**What the exercise asks**
Taking the data below, please print only the lines from the line holding "Generate a Python script that draws this with Plotly." to the line holding "ytick_vals = [12, 16, 20, 24]", inclusive, with pictures omitted.

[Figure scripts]
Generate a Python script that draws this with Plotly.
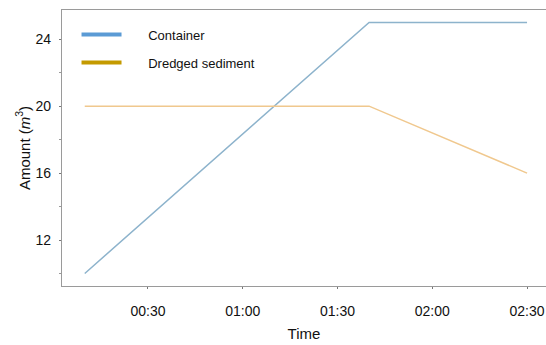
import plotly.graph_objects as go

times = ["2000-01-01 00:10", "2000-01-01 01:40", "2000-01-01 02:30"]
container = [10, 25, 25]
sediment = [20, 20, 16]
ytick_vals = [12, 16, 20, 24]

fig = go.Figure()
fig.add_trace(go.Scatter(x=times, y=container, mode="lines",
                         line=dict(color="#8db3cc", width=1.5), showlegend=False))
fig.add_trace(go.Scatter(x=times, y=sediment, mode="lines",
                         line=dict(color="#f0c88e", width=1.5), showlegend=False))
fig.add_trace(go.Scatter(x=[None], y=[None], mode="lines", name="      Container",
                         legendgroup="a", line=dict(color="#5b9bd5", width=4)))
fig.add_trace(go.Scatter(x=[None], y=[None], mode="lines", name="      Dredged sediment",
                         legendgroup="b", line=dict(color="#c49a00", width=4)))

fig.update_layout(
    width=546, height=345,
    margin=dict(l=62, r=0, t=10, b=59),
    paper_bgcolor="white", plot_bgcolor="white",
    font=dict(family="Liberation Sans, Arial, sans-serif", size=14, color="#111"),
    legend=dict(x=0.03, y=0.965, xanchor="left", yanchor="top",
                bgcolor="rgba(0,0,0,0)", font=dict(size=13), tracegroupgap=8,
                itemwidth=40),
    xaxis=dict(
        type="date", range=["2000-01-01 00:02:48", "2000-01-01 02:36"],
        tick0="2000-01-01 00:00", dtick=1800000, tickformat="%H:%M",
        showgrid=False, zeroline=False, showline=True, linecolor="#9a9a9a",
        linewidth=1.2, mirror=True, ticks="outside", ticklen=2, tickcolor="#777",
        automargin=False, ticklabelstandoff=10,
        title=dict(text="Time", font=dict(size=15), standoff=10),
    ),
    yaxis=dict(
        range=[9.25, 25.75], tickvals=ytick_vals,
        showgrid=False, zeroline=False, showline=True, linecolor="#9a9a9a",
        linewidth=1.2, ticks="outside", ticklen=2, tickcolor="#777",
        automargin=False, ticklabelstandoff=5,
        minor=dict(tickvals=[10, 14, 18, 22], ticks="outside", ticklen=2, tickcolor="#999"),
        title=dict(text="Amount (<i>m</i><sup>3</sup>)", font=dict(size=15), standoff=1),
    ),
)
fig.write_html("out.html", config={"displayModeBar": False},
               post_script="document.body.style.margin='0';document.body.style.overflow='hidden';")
---
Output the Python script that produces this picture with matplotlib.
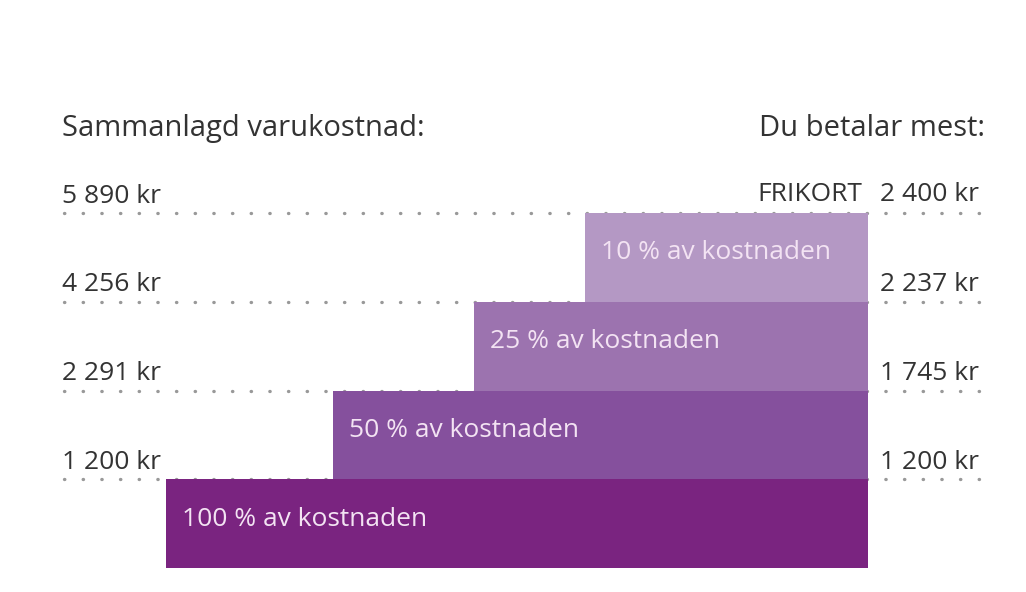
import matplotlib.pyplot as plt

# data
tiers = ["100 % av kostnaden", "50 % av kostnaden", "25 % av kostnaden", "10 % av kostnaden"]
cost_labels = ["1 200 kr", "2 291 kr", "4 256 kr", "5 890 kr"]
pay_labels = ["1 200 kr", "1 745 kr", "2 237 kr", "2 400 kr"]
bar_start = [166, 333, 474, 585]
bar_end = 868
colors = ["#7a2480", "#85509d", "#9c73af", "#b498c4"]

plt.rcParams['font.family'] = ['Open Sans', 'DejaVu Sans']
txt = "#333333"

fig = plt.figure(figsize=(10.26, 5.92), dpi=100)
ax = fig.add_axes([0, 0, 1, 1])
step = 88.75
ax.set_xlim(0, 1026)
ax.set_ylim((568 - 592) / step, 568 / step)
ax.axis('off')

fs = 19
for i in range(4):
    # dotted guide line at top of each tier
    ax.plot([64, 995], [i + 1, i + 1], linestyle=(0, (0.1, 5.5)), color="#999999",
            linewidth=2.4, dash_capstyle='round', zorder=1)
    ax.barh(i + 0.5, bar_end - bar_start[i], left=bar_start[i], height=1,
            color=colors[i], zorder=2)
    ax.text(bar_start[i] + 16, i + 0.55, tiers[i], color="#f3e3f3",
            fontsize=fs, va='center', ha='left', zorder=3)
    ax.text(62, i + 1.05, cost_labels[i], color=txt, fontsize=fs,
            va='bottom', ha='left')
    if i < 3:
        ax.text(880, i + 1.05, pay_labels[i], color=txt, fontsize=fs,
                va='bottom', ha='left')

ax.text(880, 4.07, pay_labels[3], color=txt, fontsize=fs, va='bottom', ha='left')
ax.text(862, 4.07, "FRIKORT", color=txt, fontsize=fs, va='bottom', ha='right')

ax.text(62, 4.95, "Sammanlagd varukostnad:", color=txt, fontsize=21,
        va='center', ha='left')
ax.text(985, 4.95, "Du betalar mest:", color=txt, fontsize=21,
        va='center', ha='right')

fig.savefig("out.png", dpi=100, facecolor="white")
...
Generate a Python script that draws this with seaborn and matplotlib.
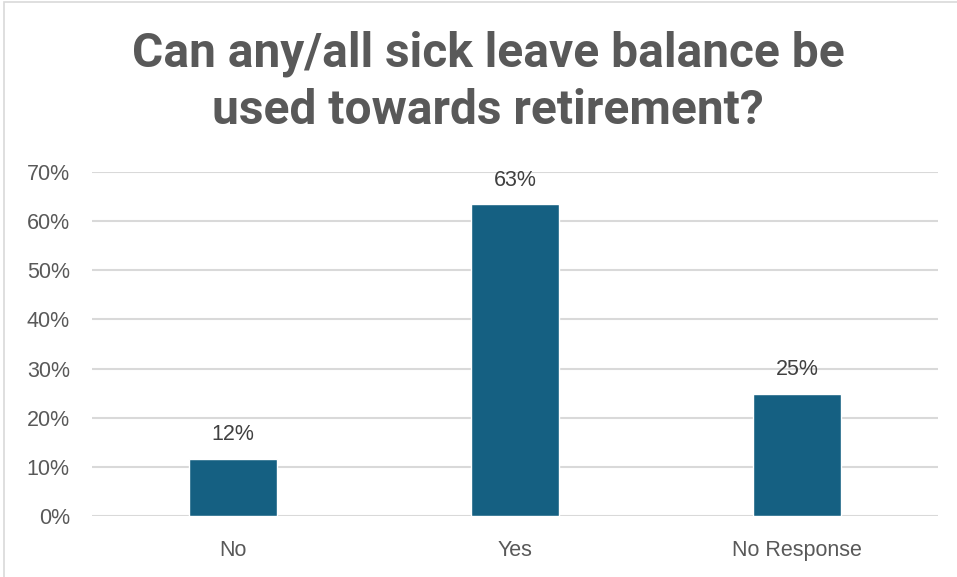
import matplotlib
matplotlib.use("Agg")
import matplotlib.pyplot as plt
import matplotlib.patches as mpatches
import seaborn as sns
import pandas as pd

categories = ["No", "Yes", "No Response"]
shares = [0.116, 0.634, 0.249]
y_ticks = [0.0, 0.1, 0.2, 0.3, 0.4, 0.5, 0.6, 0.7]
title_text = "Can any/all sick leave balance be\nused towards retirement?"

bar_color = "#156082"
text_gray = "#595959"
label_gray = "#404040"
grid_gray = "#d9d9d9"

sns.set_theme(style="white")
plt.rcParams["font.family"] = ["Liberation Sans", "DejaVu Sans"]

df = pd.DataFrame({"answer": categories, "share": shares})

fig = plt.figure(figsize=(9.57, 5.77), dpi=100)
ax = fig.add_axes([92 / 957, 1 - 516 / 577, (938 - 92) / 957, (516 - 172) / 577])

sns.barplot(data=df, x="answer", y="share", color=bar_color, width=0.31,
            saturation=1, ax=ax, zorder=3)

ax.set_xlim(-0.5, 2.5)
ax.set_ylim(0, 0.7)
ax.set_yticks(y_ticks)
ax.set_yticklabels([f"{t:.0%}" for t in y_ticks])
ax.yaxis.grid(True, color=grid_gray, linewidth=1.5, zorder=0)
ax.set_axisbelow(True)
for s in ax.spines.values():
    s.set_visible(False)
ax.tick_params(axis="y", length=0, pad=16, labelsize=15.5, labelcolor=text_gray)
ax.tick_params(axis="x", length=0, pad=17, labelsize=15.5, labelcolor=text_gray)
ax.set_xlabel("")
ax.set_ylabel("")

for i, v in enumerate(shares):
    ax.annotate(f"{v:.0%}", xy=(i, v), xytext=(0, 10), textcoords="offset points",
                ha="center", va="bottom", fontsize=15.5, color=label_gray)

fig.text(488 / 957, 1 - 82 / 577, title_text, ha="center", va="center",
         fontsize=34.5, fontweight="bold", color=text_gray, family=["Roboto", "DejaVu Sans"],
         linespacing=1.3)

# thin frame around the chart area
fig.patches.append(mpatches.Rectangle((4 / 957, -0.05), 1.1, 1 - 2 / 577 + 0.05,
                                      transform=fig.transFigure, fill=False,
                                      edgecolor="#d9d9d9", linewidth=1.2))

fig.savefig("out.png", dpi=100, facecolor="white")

**Exercise solution**
Generate a Python script that draws this with Plotly.
import plotly.graph_objects as go

times = ["2000-01-01 00:10", "2000-01-01 01:40", "2000-01-01 02:30"]
container = [10, 25, 25]
sediment = [20, 20, 16]
ytick_vals = [12, 16, 20, 24]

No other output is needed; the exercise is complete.